The Buffalo Bills finished 6-10 in 2013. But in a conference that produced just six teams above .500 a season ago, the franchise is operating as though they're going all-in on the 2014 season.
But are the Bills making a mistake by operating as though they're on the brink of contention?
Let's analyze three of their draft weekend trades to determine how it impacts their ability to win now, and the long-term development of the franchise.
Bills Trade 2015 First-Round Pick to Browns for Sammy Watkins
The Bills made their win-now mentality known early, when they sacrificed their 2015 first-round selection for Watkins.
Watkins will step into an immediate starting role as EJ Manuel's No. 1 receiver. He gives the Bills a well-rounded receiving corps along with Robert Woods and the recently-acquired Mike Williams.
Doug Marrone and Nathaniel Hackett are creative offensive minds and will likely find ways to use Watkins and the electric C.J. Spiller in a variety of ways to confuse defenses.
While the trade obviously sacrifices the Bills' ability to fill holes that may emerge next year, adding a go-to target for Manuel was crucial. According to Advanced Football Analytics, the Bills didn't have a single receiver targeted on more than 20 percent of their total pass attempts.
There's certainly some value in the ability to spread the ball around, but every quarterback also needs a true No. 1 target to turn to in critical moments of the game.
Bills trade Stevie Johnson to 49ers for 2015 Conditional Draft Pick
With Watkins on board, the Bills no longer needed the services of Johnson. According to ESPN's Adam Schefter, the Bills will get either a third- or fourth-round pick in return:
Filed to ESPN: 49ers trading a conditoonal 2015 4th-round pick to Buffalo for WR Stevie Johnson, per sources. Pick can become a 3rd.— Adam Schefter (@AdamSchefter) May 9, 2014
Obviously jettisoning their top receiver from a season ago doesn't initially look like a win-now move, but it did clear some cap space and bring in a valuable pick, which led directly to the Bills' trade on the third day of the draft.
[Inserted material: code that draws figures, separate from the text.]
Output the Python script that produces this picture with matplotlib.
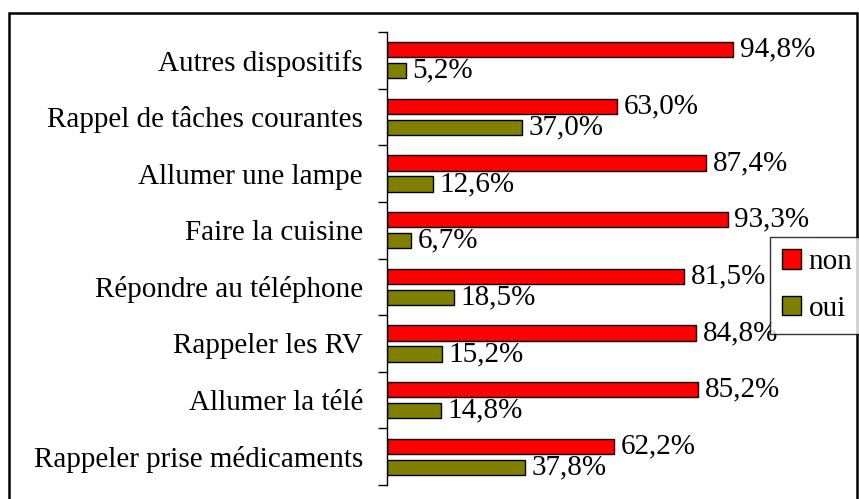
import numpy as np
import matplotlib
matplotlib.use("Agg")
import matplotlib.pyplot as plt
from matplotlib.patches import Rectangle

plt.rcParams['font.family'] = ['Liberation Serif', 'DejaVu Serif']

# categories from top to bottom
categories = ['Autres dispositifs', 'Rappel de tâches courantes', 'Allumer une lampe',
              'Faire la cuisine', 'Répondre au téléphone', 'Rappeler les RV',
              'Allumer la télé', 'Rappeler prise médicaments']
non = [94.8, 63.0, 87.4, 93.3, 81.5, 84.8, 85.2, 62.2]
oui = [5.2, 37.0, 12.6, 6.7, 18.5, 15.2, 14.8, 37.8]

W, H = 859, 499
fig = plt.figure(figsize=(W / 100, H / 100), dpi=100)
ax = fig.add_axes([386.5 / W, 1 - 485 / H, (752 - 386.5) / W, (485 - 32) / H])

y = np.arange(len(categories))
h = 0.27
off = 0.185
ax.barh(y - off, non, height=h, color='#FF0000', edgecolor='black', linewidth=1, label='non')
ax.barh(y + off, oui, height=h, color='#808000', edgecolor='black', linewidth=1, label='oui')

fs = 21
for i in range(len(categories)):
    ax.text(non[i] + 1.8, y[i] - off, f"{non[i]:.1f}%".replace('.', ','),
            va='center', ha='left', fontsize=fs, clip_on=False)
    ax.text(oui[i] + 1.8, y[i] + off, f"{oui[i]:.1f}%".replace('.', ','),
            va='center', ha='left', fontsize=fs, clip_on=False)

ax.set_xlim(0, 100)
ax.set_ylim(len(categories) - 0.5, -0.5)
ax.set_xticks([])
ax.set_yticks(np.arange(-0.5, len(categories)), minor=False)
ax.set_yticklabels([])
ax.set_yticks(y, minor=True)
ax.set_yticklabels(categories, minor=True, fontsize=fs)
ax.tick_params(axis='y', which='major', length=6.5, width=1, direction='out')
ax.tick_params(axis='y', which='minor', length=0, pad=17)
for s in ['top', 'right', 'bottom']:
    ax.spines[s].set_visible(False)
ax.spines['left'].set_linewidth(1)

leg = fig.legend(loc='upper left', bbox_to_anchor=(770 / W, 1 - 237 / H),
                 fontsize=fs, frameon=True, fancybox=False, edgecolor='black',
                 handlelength=0.65, handleheight=0.65, handletextpad=0.25,
                 borderpad=0.42, labelspacing=0.7, borderaxespad=0)
leg.get_frame().set_linewidth(1)

# outer border of the chart
fig.patches.append(Rectangle((9 / W, -0.05), (857 - 9) / W, 1 - 13 / H + 0.05,
                             transform=fig.transFigure, fill=False,
                             edgecolor='black', linewidth=1.8, clip_on=False))

fig.savefig('out.png', dpi=100)
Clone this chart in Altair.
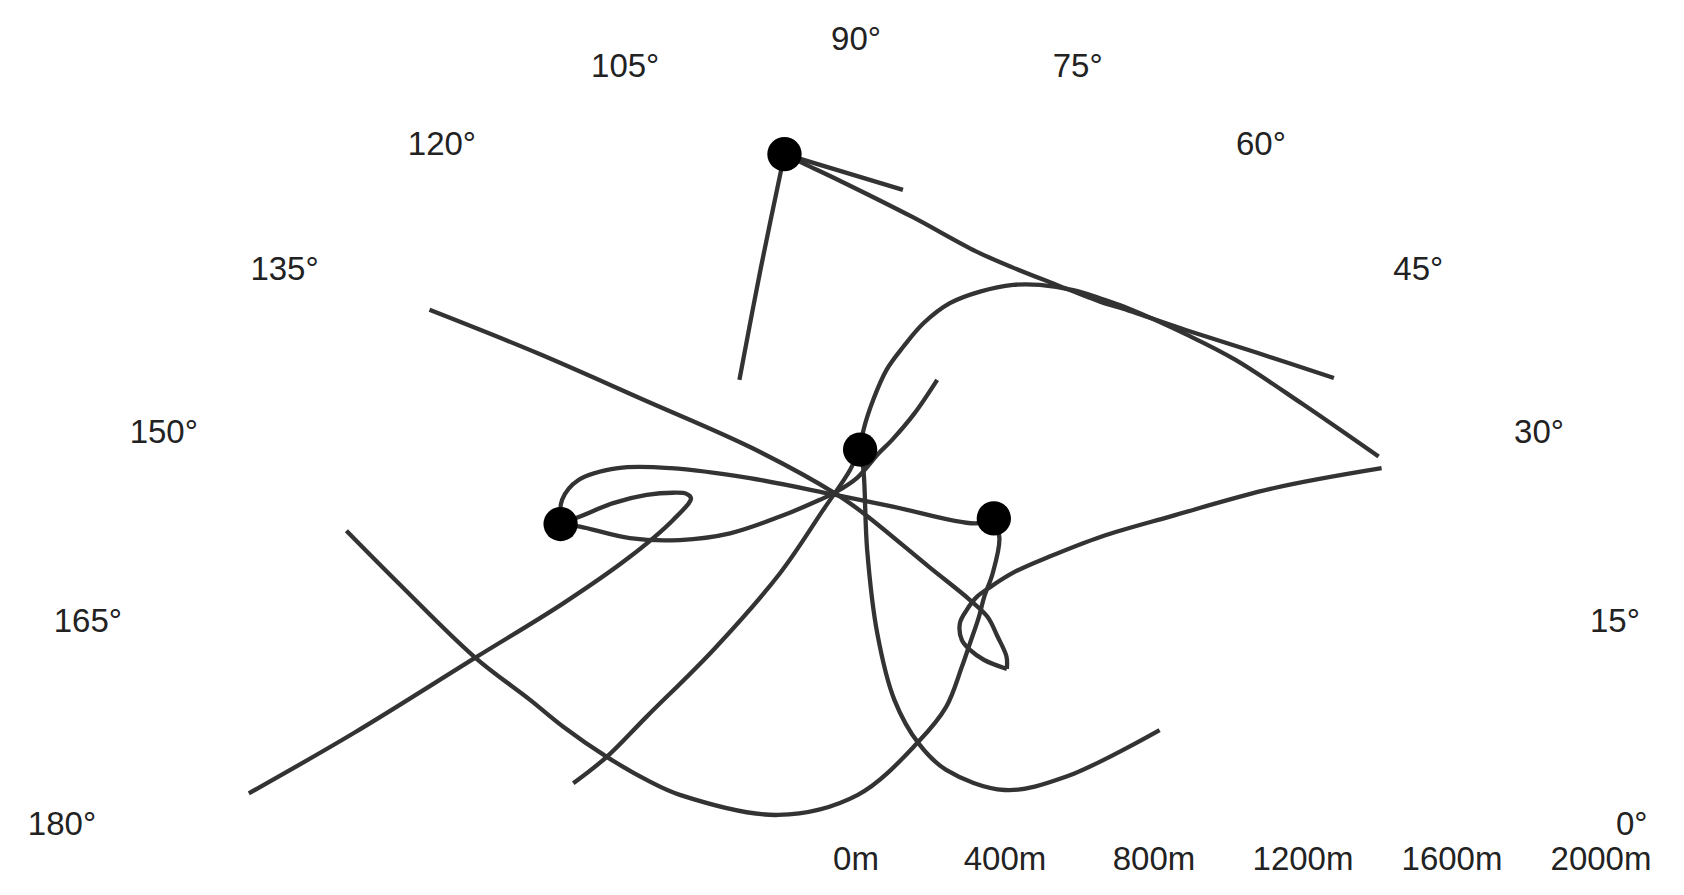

Conditional trades can get complicated, but this deal might set the record for the most possible variations. I'll just let Tim Graham of the Buffalo News explain:
Bills send 2015 conditional 4th-round pick from 49ers in Stevie Johnson deal, swap 7th-rounders this yr w/Eagles for Bryce Brown (1/2)— Tim Graham (@ByTimGraham) May 10, 2014
If conditional pick from Stevie Johnson deal becomes a 3rd-rounder, then the Bills will instead give the Eagles a 2016 4th-rounder. (2/2)— Tim Graham (@ByTimGraham) May 10, 2014
Hey, guess what! There's more to that trade! Bills' pick to Eagles can become a 3rd-rounder if Brown hits rushing incentives. I need a drink— Tim Graham (@ByTimGraham) May 10, 2014
While the conditions of the deal might make your head hurt, it basically boils down to the Bills trading Stevie Johnson for Bryce Brown.
At first glance, it sounds like an odd move to bring in a third-string running back with limited experience during his two years in Philadelphia. But this trade has both immediate and long-term value for the Bills.
The Bills led the league with 546 rushing attempts last season, and C.J. Spiller and Fred Jackson combined for 408 of those carries—more than nine other teams.
As C.J. Spiller enters his fifth year in the league, durability starts to become more of a concern with each passing year. And the 33-year-old Fred Jackson is obviously nearing the end of the road.
In the short term, Brown offers insurance behind Spiller and Jackson and will likely be used to lessen the load on the starters. In 2013, no other Bills running back had more than 35 carries (Tashard Choice), which will likely change this year with Brown in the backfield.
Brown is more than just a guy to plug in as insurance, though, as his style of play is actually a great fit for Buffalo. He's a big, physical back with impressive agility for his size. He has been a contributor in the passing game as well.
The Bills love versatile running backs, and Brown's ability to contribute in all areas of the game will make him a candidate to see his workload increased significantly in 2015 after Fred Jackson likely departs as a free agent.
It's easy to see why Bills fans may be uneasy about their approach to this draft. Parting with a first-round pick a year after finishing 6-10 is a risky proposition. And moving a fan-favorite wide receiver for a third-string running back is obviously a move that won't go over well with the casual fans.
All things considered, however, it's tough to argue that the Bills didn't get significantly better through these moves.
While it's fair to be skeptical of the decisions, the front office and coaching staff deserves credit for having a clear plan of attack and targeting players who fit their system. They executed a bold strategy, but it's a plan that deserves to be allowed to play out before passing harsh judgement.